Les personnages mis en scène par Jürgen Klauke sont tous placés dans un équilibre précaire fait de suspens (Erstarrtes Ich/Le moi en suspension) et d'attente (Warteschleife/Ciruit d'attente). Si l'onirisme est souvent de rigueur (Bewusstseinserweiterung/Élargissement du conscient, Daseinsrenovierung/Rénovation de l'existence), Klauke s'en tient cependant à une conception délibérément physique: le dispositif est toujours apparent, les subterfuges revendiqués comme tels. Ce qui renforce et amplifie le caractère comique voire burlesque de certaines scènes (Desaströses Ich/Le désastre du moi). Seaux, bassines, ballons, baignoires, tables et chaises deviennent ainsi les interprètes d'une rêverie absurde, baignée d'une lumière irréelle,, bleue, rouge ou gris métallique. Cette absurdité est faite de symétries déstabilisées et d'équilibres rompus. La psychologie, dans les images de Klauke, est affaire de gymnastique. Ce qui se joue sur ces scènes blafardes est une manière de pantomime existentielle (Annäherungsakrobatik/Acrobatie de l'approche, Entscheidungsnotstand/Urgence décisive) dans lesquelles les relations entre les personnages se trouvent corporellement traduites par des poses alambiquées aux limites du dérisoire.
Ces hommes et ces femmes juchés sur d'improbables piédestaux (Entscheidungsnotstand) sont les protagonistes d'une mise en scène qui refuse tout tragique et tout pathos.

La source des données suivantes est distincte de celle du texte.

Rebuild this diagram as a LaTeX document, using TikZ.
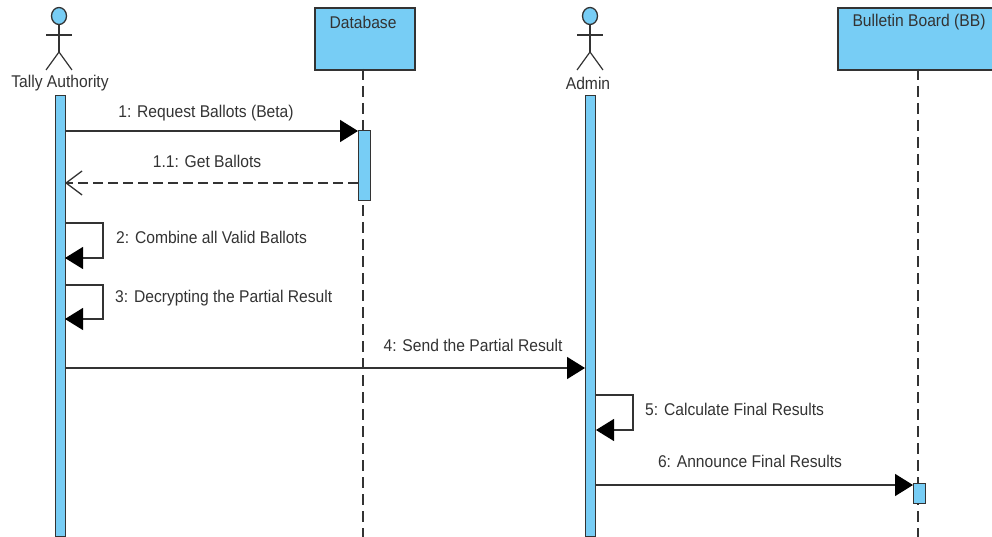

Les images de Klauke investissent un espace-temps flottant et énigmatique qui s'affranchit de toute lourdeur spéculative ou métaphysique (Tischkrise/Table de crise), (Übergangsschwachsinn/Débilité passagère). Le Désastre du moi (Desaströses Ich) figuré par Klauke à la manière d'une descente de croix en parachute ou en parapente est plus proche à cet égard de l'univers de Kafka que de celui de l'actionnisme viennois. L'humour est chez Jürgen Klauke une façon de désamorcer la gravité du propos, une manière de le suspendre.